NOMPU SIZIBA: Yes. Of course, when we had a QE shortly after the global financial crisis, it was really of benefit to the emerging markets. But how do you see emerging markets right now? We’re in a situation where all countries are basically impacted and affected by Covid-19, especially their economies. And, of course, emerging markets would have been hit quite hard because they don’t have the level of resources that your more developed markets do have. So, what’s your view on emerging markets and how they’re going to fare for the balance of the year, at least?
LUKMAN OTUNUGA: Especially emerging markets –Covid-19 is taking no prisoners; that is including emerging markets. An interesting thing I saw while you were saying this, we can see that poorer base dollar weakness remains a major theme. But, other than the South African rand, and one or two emerging market currencies, in general emerging markets haven’t really been able to exploit that thought to the dollar weakness. And, even more, when we look at emerging market oil producers, they still remain at the mercy of struggling oil prices.
I think that, as things move on, lingering concerns in the form of slowing global growth, geopolitical risks, and US-China trade tensions, all go to countries’ …… confidence, meaning that emerging markets actually could remain under pressure in Q3 and possibly Q4. It’s the same everywhere – local stocks, global stocks remain supported by fiscal and monetary policy, while the fundamental picture paints a completely different story.
NOMPU SIZIBA: Coming to South Africa directly, of course we’ve just been borrowing lots of funds internationally to aid with the fight against Covid-19. How are you seeing the country’s fortunes right now? And what are observers’ views around the country’s alcohol and tobacco sales ban? These bans have really affected industry, and some reckon that a lot of jobs and businesses are going to be closed forever.
LUKMAN OTUNUGA: Certainly. South Africa was a founding member of the IMF in 1944. It was interesting how they asked for a loan of $4.2 billion, and it’s been approved. Today I’m not going to talk about the negativities, the …… the National Treasury has forecast a contraction of 6.1%, or the ballooning debt-to-GDP ratio, or the fact that almost 30% of people are unemployed. We need to look at the positives, the fact that, okay, if the loan is used in the right direction for health, extending child support, disability grants, creating jobs, then one just needs to be hopeful that the money is used in the right direction. So South Africa has been given another chance with this loan. We just need to see whether the funds are used in the right way over the next few months.
In regard to the ban on alcohol, it’s not really my place to say anything. But the government has given a reason why, in terms of COVID-19 impacting South Africans, this ban has been put in place to help the health of people, But this will come with expensive job losses. So it’s a Catch-22. Honestly, I don’t know what to say about this. Time will tell whether this will be the right decision.

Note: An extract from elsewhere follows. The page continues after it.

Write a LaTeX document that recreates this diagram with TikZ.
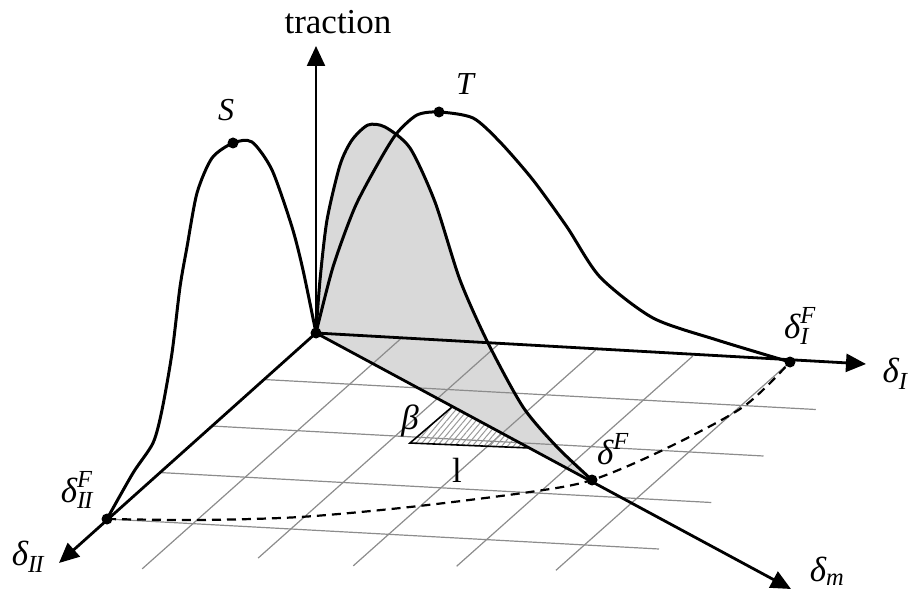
\documentclass[tikz,border=0pt]{standalone}
\usepackage{fontspec}
\setmainfont{Liberation Serif}
\usepackage{amsmath}
\usetikzlibrary{arrows.meta,patterns.meta,calc}
\newcommand{\dlt}{\text{\itshape δ}}
\newcommand{\sitx}[1]{\text{\itshape #1}}
\begin{document}
\begin{tikzpicture}[x=1pt,y=-1pt,
  axis/.style={line width=2.8pt, -{Triangle[length=20pt,width=18pt]}},
  curve/.style={line width=3pt, line join=round},
  gridline/.style={line width=1.2pt, draw=black!45},
  dashcurve/.style={line width=2.2pt, dash pattern=on 9pt off 6pt},
  dot/.style={circle, fill=black, inner sep=0pt, minimum size=11pt},
  lab/.style={font=\fontsize{35}{40}\selectfont, inner sep=0pt},
  peaklab/.style={font=\fontsize{32}{36}\selectfont\itshape, inner sep=0pt},
]
\useasboundingbox (0,0) rectangle (913,596);
% key points
\coordinate (O) at (316,333);
\coordinate (tipT) at (316,46);
\coordinate (tipI) at (866,364);
\coordinate (tipII) at (59,563);
\coordinate (tipM) at (791,589);
\coordinate (dIF) at (790,362);
\coordinate (dIIF) at (107,519);
\coordinate (dF) at (592,480);
\coordinate (S) at (233,143);
\coordinate (T) at (439,112);
\coordinate (h1) at (410,443);
\coordinate (h2) at (452,407);
\coordinate (h3) at (530,448);

% shaded mixed-mode surface
\fill[black!15] plot[smooth, tension=0.45] coordinates {(316,333) (320,280) (327,220) (340,165) (352,140) (368,125) (385,127) (410,148) (435,202) (460,280) (488,343) (523,407) (557,447) (592,480)} -- cycle;

% floor grid
\foreach \v in {0.25,0.5,0.75,1}
  \draw[gridline] ($(O)+(-209*\v,186*\v)$) -- ++(552,30);
\foreach \u/\l in {0.18/1.24,0.385/1.15,0.59/1.16,0.795/1.13,1/1.12}
  \draw[gridline] ($(O)+(474*\u,29*\u)$) -- ++(-209*\l,186*\l);

% hatched triangle
\fill[pattern={Lines[angle=50,distance=4.5pt,line width=1pt]}, pattern color=black!40] (h1) -- (h2) -- (h3) -- cycle;
\draw[line width=1.6pt] (h2) -- (h1) -- (h3);

% axes
\draw[axis, line width=2.3pt] (O) -- (tipT);
\draw[axis] (O) -- (tipI);
\draw[axis] (O) -- (tipII);
\draw[axis] (O) -- (tipM);

% curves
\draw[curve] plot[smooth, tension=0.45] coordinates {(316,333) (320,280) (327,220) (340,165) (352,140) (368,125) (385,127) (410,148) (435,202) (460,280) (488,343) (523,407) (557,447) (592,480)};
\draw[curve] plot[smooth, tension=0.45] coordinates {(316,333) (333,267) (355,207) (380,160) (397,133) (417,115) (439,112) (473,118) (500,142) (533,180) (567,227) (600,277) (653,318) (717,340) (790,362)};
\draw[curve] plot[smooth, tension=0.45] coordinates {(107,519) (133,473) (153,443) (162,410) (172,353) (180,287) (187,247) (197,193) (212,158) (233,143) (252,142) (272,170) (292,227) (303,270) (316,333)};
\draw[dashcurve] plot[smooth, tension=0.5] coordinates {(107,519) (200,520) (300,517) (410,507) (530,492) (592,480) (663,450) (743,407) (790,362)};

% dots
\foreach \p in {O,dIF,dIIF,dF,S,T}
  \node[dot] (d\p) at (\p) {};

% labels
\node[lab] (ltraction) at (338,22) {traction};
\node[peaklab] (lS) at (226,110) {S};
\node[peaklab] (lT) at (465,84) {T};
\node[lab] (lIF) at (800,326) {$\dlt^{\sitx{F}}_{\sitx{I}}$};
\node[lab] (lI) at (895,374) {$\dlt_{\sitx{I}}$};
\node[lab] (lIIF) at (77,490) {$\dlt^{\sitx{F}}_{\sitx{I\kern-1pt I}}$};
\node[lab] (lII) at (28,557) {$\dlt_{\sitx{I\kern-1pt I}}$};
\node[lab] (lF) at (613,449) {$\dlt^{\sitx{F}}$};
\node[lab] (lm) at (827,571) {$\dlt_{\sitx{m}}$};
\node[lab, font=\fontsize{35}{40}\selectfont\itshape] (lbeta) at (410,421) {β};
\node[lab] (llam) at (457,470) {l};
\end{tikzpicture}
\end{document}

But, just to end it on this note, looking at the South African rand, so far so good. The South African rand has actually been mixed against the dollar since the start of this month and it seems to be a proxy for emerging market risk. You know, if situations outside of South Africa continue to improve, and the United States approves that defensive fiscal package, this could be positively received by the South African rand. So that’s some good news there.
NOMPU SIZIBA: Thanks to Lukman Otunuga.